I love these annual listicles, even if they usually turn out to be “Nine Nights in 2024 When It’ll Probably Be Cloudy.”

We’re getting a visit this year (October 12-19) from Comet Tsuchinshan-ATLAS, which may or may not turn out to be visible to the naked eye.

“We won’t know until we get there,” how bright or visible this one will turn out to be, University of Maryland astronomer Quanzhi Ye warns, “Comets are like cats: They have tails; they do what they want.”

• In response to the school book-bans that are all the rage among Republicans these days, Karen Swallow Prior shares all the naughty bits from Paradise Lost. Steamy.

(And, yes, a Florida school district has put Milton’s poem “under review,” because this is the kind of thing that extremely broad and vague book bans with extremely harsh and specific punishments for teachers produces.)

• Folk names for plants and flowers were always a challenge when I worked in the garden center at the Big Box. (“Do you have any Crawling Sheepwort?” I have no idea. What else is it called? “Well, have you got Spotted Betty?” My roommate had that, in college. But he got a shot and it cleared up.)

So I found this both fascinating and useful: “The Confusing Truth About Arrowroot.”

“If it’s a root used to produce starch,” Andrew Coletti writes, “somebody has probably called it arrowroot at some point.”

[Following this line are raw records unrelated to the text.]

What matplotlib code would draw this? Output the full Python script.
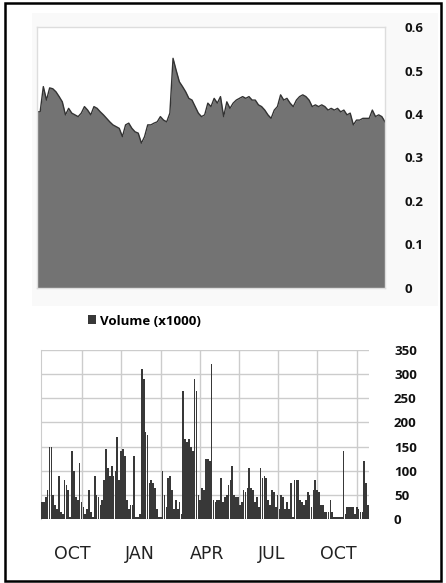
import numpy as np
import matplotlib
matplotlib.use('Agg')
import matplotlib.pyplot as plt
from matplotlib.patches import Rectangle

# ------ data
price = [0.405, 0.405, 0.463, 0.432, 0.46, 0.458, 0.451, 0.44, 0.428, 0.398,
         0.413, 0.402, 0.398, 0.394, 0.402, 0.417, 0.409, 0.398, 0.417, 0.413,
         0.405, 0.398, 0.39, 0.382, 0.375, 0.371, 0.367, 0.348, 0.375, 0.379,
         0.367, 0.359, 0.356, 0.333, 0.348, 0.375, 0.375, 0.379, 0.382, 0.394,
         0.386, 0.382, 0.402, 0.528, 0.5, 0.474, 0.463, 0.451, 0.436, 0.432,
         0.417, 0.402, 0.394, 0.398, 0.425, 0.417, 0.436, 0.425, 0.44, 0.394,
         0.428, 0.413, 0.425, 0.432, 0.436, 0.44, 0.436, 0.44, 0.432, 0.432,
         0.421, 0.417, 0.409, 0.398, 0.39, 0.409, 0.417, 0.444, 0.432, 0.436,
         0.425, 0.417, 0.432, 0.44, 0.444, 0.44, 0.432, 0.417, 0.421, 0.417,
         0.421, 0.417, 0.409, 0.413, 0.409, 0.413, 0.405, 0.409, 0.398, 0.402,
         0.375, 0.386, 0.386, 0.39, 0.39, 0.39, 0.409, 0.394, 0.398, 0.394,
         0.382]

volume = [35, 35, 45, 60, 150, 150, 50, 30, 20, 90,
          15, 10, 80, 70, 60, 5, 140, 100, 45, 40,
          115, 35, 25, 10, 20, 60, 15, 5, 90, 50,
          45, 30, 40, 80, 145, 105, 90, 110, 90, 100,
          170, 80, 140, 145, 130, 40, 20, 30, 30, 130,
          5, 5, 10, 310, 290, 180, 175, 75, 80, 75,
          65, 20, 5, 5, 100, 50, 25, 85, 90, 60,
          20, 40, 20, 35, 10, 265, 165, 160, 165, 150,
          140, 290, 265, 50, 40, 65, 60, 125, 125, 120,
          320, 40, 35, 40, 40, 85, 35, 45, 50, 70,
          80, 110, 50, 45, 45, 30, 35, 60, 55, 65,
          105, 65, 60, 35, 45, 25, 105, 85, 90, 85,
          40, 30, 60, 55, 25, 50, 20, 50, 45, 20,
          35, 20, 75, 5, 80, 80, 80, 40, 35, 30,
          40, 55, 50, 25, 60, 80, 60, 55, 30, 30,
          15, 15, 15, 40, 15, 5, 5, 5, 5, 5,
          140, 10, 25, 25, 25, 25, 10, 25, 20, 15,
          15, 120, 75, 30]

month_labels = ['OCT', 'JAN', 'APR', 'JUL', 'OCT']
month_px = [72, 140, 207, 272, 338]          # label centres, pixels
grid_px = [82, 121, 161, 200, 239, 278, 317, 357]

W, H = 446, 583
fig = plt.figure(figsize=(W / 100, H / 100), dpi=100, facecolor='white')

# outer frame and faint panel behind the price chart
fig.patches.append(Rectangle((5 / W, 2 / H), 436 / W, 578 / H, transform=fig.transFigure,
                             fill=False, edgecolor='black', lw=1.8, zorder=5))
fig.patches.append(Rectangle((32 / W, 1 - 306 / H), 406 / W, 293 / H, transform=fig.transFigure,
                             facecolor='#f9f9f9', edgecolor='none', zorder=-5))

BOLD = dict(family=['Open Sans', 'DejaVu Sans'], fontweight='bold', fontsize=9.5, color='#111111')

# ------ price area
ax1 = fig.add_axes([37 / W, 1 - 288 / H, 348 / W, 261 / H], zorder=2)
x1 = np.arange(len(price))
ax1.fill_between(x1, price, color='#737373', lw=0)
ax1.plot(x1, price, color='#333333', lw=1.0)
ax1.set_xlim(0, len(price) - 1)
ax1.set_ylim(0, 0.6)
ax1.set_xticks([])
ax1.yaxis.tick_right()
ax1.set_yticks([0, 0.1, 0.2, 0.3, 0.4, 0.5, 0.6])
ax1.set_yticklabels(['0', '0.1', '0.2', '0.3', '0.4', '0.5', '0.6'], **BOLD)
ax1.tick_params(axis='y', length=0, pad=14)
for lab in ax1.get_yticklabels():
    lab.set_horizontalalignment('left')
for sp in ax1.spines.values():
    sp.set_edgecolor('#dddddd')
    sp.set_linewidth(1)

# ------ volume bars
ax2 = fig.add_axes([41 / W, 1 - 519 / H, 328 / W, 169 / H], zorder=2)
n = len(volume)
x2 = np.arange(n)
bars = ax2.bar(x2, volume, width=0.9, color='#383838', lw=0, zorder=3,
               label='Volume (x1000)')
ax2.set_xlim(-0.5, n - 0.5)
ax2.set_ylim(0, 350)
ax2.yaxis.tick_right()
ax2.set_yticks(np.arange(0, 351, 50))
ax2.set_yticklabels([str(v) for v in range(0, 351, 50)], **BOLD)
ax2.tick_params(axis='y', length=0, pad=18)
for lab in ax2.get_yticklabels():
    lab.set_horizontalalignment('left')


def px_to_idx(p):
    return (p - 41) / 328 * n - 0.5


ax2.set_xticks([px_to_idx(p) for p in grid_px], minor=True)
ax2.set_xticks([px_to_idx(p) for p in month_px])
ax2.set_xticklabels(month_labels)
ax2.tick_params(axis='x', which='both', length=0, pad=19)
for lab in ax2.get_xticklabels():
    lab.set_fontfamily('DejaVu Sans')
    lab.set_fontsize(12.5)
    lab.set_color('#222222')
ax2.grid(True, which='minor', axis='x', color='#cccccc', lw=1, zorder=0)
ax2.grid(True, which='major', axis='y', color='#cccccc', lw=1, zorder=0)
for sp in ax2.spines.values():
    sp.set_visible(False)
ax2.spines['left'].set_visible(True)
ax2.spines['left'].set_color('#cccccc')

fig.legend(handles=[bars], labels=['Volume (x1000)'], loc='center left',
           bbox_to_anchor=(76 / W, 1 - 321 / H), frameon=False,
           handlelength=0.65, handleheight=0.65, handletextpad=0.3,
           prop=dict(family=['Open Sans', 'DejaVu Sans'], weight='bold', size=9.5))

fig.savefig('out.png', dpi=100, facecolor='white')
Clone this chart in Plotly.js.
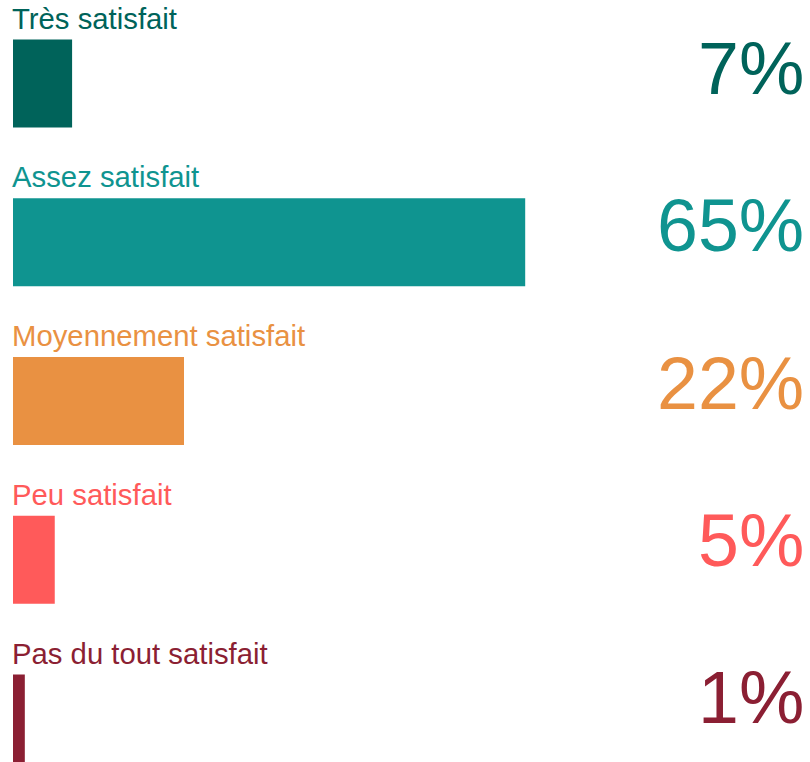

• The title for this post comes from Ashley McBryde & Benjy Davis’s “Gospel Night at the Strip Club“:

Here’s McBryde doing a solo acoustic version of this and telling the story of where the song came from. The rhythm and structure of this story is a personal testimony, an exact parallel of the kind of quasi-miraculous, numinous story we heard and told in church. The setting and subject matter make this story something that might be described as “exvangelical,” but there ain’t nothing “ex-” about this. It’s easy to kick somebody out of your church, but it’s not so easy to kick the church out of them.